*What is being asked*
Copy out the lines of the records below, and only those lines, from the one with "What matplotlib code" through the one with "from matplotlib.ticker import MultipleLocator", exactly as they appear.

*Data supplied*
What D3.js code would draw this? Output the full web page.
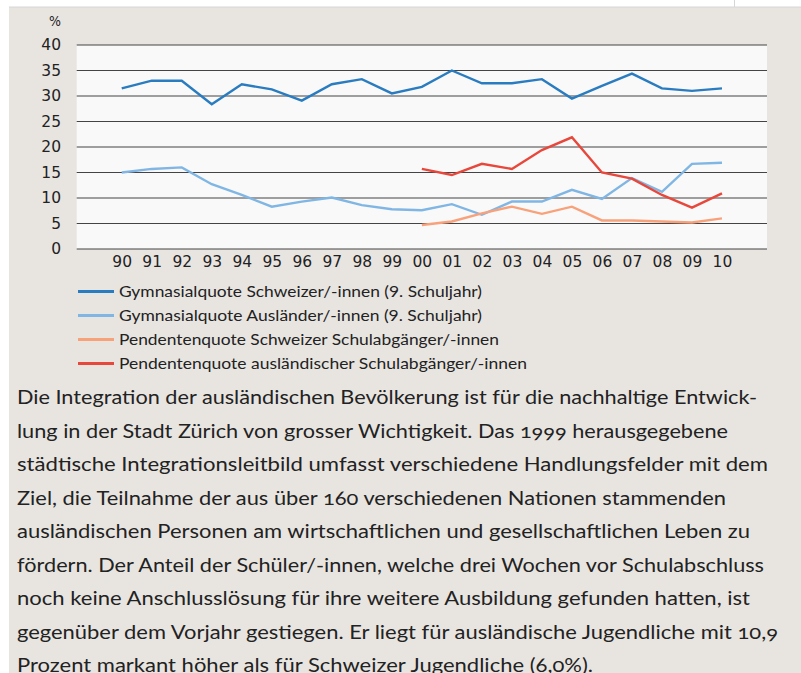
* * *
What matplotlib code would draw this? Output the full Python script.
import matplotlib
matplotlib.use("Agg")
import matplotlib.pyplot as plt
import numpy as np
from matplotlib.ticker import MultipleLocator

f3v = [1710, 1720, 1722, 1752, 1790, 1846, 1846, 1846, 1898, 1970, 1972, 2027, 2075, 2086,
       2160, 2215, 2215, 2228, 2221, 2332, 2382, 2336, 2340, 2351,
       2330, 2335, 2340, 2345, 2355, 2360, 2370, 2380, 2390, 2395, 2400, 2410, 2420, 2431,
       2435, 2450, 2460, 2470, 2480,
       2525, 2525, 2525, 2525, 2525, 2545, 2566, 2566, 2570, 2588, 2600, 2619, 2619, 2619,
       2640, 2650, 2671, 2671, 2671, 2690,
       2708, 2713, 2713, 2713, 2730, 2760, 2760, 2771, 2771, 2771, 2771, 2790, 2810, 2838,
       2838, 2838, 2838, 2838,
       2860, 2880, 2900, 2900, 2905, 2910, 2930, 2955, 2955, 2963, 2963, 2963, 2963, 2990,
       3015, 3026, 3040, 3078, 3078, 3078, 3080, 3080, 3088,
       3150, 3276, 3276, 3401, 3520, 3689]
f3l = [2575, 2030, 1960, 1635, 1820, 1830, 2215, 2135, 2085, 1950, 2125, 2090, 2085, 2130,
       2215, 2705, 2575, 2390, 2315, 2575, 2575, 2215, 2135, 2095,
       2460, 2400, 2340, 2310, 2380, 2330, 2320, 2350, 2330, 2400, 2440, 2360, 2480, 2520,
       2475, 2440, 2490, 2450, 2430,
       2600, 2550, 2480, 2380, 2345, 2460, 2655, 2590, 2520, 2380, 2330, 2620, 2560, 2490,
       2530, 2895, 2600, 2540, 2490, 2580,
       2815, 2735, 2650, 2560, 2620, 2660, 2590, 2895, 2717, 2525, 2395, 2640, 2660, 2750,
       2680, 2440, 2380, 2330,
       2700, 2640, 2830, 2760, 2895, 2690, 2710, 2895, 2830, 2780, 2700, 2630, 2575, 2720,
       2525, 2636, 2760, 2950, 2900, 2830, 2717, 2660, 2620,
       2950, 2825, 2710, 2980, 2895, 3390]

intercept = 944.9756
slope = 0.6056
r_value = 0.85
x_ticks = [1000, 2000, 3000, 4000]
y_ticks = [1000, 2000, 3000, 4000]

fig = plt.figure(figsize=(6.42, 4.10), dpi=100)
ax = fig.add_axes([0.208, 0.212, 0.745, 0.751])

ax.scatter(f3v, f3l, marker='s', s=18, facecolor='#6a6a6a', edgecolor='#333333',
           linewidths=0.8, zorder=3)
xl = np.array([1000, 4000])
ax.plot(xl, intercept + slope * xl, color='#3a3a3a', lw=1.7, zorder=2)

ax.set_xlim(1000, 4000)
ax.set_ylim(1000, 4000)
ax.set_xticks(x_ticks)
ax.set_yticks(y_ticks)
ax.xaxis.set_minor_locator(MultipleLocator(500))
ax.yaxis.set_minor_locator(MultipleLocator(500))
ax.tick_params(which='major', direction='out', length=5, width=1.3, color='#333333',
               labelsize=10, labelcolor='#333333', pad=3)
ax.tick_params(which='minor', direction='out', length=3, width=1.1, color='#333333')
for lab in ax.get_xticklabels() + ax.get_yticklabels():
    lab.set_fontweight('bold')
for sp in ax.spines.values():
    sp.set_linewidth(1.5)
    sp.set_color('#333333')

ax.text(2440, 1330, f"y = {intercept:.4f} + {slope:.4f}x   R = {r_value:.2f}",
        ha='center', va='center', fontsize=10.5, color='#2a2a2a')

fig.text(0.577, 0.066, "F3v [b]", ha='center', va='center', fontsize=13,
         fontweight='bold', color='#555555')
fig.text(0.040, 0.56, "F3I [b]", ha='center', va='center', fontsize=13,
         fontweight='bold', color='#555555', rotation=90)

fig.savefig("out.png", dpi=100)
...
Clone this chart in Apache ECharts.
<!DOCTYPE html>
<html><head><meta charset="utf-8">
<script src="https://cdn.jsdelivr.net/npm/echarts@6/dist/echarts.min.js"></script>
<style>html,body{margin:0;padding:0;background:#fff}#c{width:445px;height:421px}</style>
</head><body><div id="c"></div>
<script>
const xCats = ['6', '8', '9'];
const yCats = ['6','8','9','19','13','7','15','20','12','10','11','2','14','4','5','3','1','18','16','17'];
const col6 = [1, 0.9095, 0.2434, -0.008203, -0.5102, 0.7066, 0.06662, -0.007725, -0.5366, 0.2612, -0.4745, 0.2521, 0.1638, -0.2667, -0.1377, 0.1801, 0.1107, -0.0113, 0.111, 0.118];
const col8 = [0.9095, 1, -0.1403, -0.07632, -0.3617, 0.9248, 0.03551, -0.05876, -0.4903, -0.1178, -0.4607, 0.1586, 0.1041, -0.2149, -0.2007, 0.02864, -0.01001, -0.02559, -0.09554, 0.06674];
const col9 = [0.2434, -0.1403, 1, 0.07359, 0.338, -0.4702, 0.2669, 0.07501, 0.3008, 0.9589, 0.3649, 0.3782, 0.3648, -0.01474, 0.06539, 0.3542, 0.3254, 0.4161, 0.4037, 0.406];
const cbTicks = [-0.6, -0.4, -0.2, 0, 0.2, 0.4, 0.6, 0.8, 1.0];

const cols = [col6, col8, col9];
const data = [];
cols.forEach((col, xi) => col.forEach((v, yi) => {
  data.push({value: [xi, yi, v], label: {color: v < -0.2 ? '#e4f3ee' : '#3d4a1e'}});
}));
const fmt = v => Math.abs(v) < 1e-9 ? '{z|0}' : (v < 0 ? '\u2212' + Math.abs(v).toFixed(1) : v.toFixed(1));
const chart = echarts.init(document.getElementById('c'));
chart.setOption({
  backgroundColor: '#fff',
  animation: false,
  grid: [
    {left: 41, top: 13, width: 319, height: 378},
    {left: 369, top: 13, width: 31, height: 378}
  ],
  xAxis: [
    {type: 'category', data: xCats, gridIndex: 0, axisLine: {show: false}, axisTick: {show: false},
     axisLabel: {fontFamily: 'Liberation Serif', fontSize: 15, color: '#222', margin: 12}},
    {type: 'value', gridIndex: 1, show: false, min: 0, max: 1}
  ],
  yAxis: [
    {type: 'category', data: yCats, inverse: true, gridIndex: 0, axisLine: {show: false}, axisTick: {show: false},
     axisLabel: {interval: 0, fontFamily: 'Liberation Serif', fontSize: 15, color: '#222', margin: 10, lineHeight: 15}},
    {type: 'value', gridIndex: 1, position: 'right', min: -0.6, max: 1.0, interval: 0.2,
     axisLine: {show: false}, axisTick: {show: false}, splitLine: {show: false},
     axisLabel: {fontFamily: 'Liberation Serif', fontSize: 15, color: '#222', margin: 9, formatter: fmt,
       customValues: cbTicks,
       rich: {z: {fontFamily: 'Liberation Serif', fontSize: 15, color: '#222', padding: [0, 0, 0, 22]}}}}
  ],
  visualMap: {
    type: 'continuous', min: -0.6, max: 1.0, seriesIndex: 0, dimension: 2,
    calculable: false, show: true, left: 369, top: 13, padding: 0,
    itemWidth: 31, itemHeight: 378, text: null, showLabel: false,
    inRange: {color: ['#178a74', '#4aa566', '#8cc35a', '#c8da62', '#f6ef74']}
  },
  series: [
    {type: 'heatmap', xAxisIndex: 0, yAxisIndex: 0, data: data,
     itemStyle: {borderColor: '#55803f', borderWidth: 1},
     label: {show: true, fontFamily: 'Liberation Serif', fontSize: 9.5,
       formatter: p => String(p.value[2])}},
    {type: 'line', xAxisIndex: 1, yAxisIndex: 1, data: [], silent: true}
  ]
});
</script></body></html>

*Answer to the exercise*
What matplotlib code would draw this? Output the full Python script.
import matplotlib
matplotlib.use("Agg")
import matplotlib.pyplot as plt
import numpy as np
from matplotlib.ticker import MultipleLocator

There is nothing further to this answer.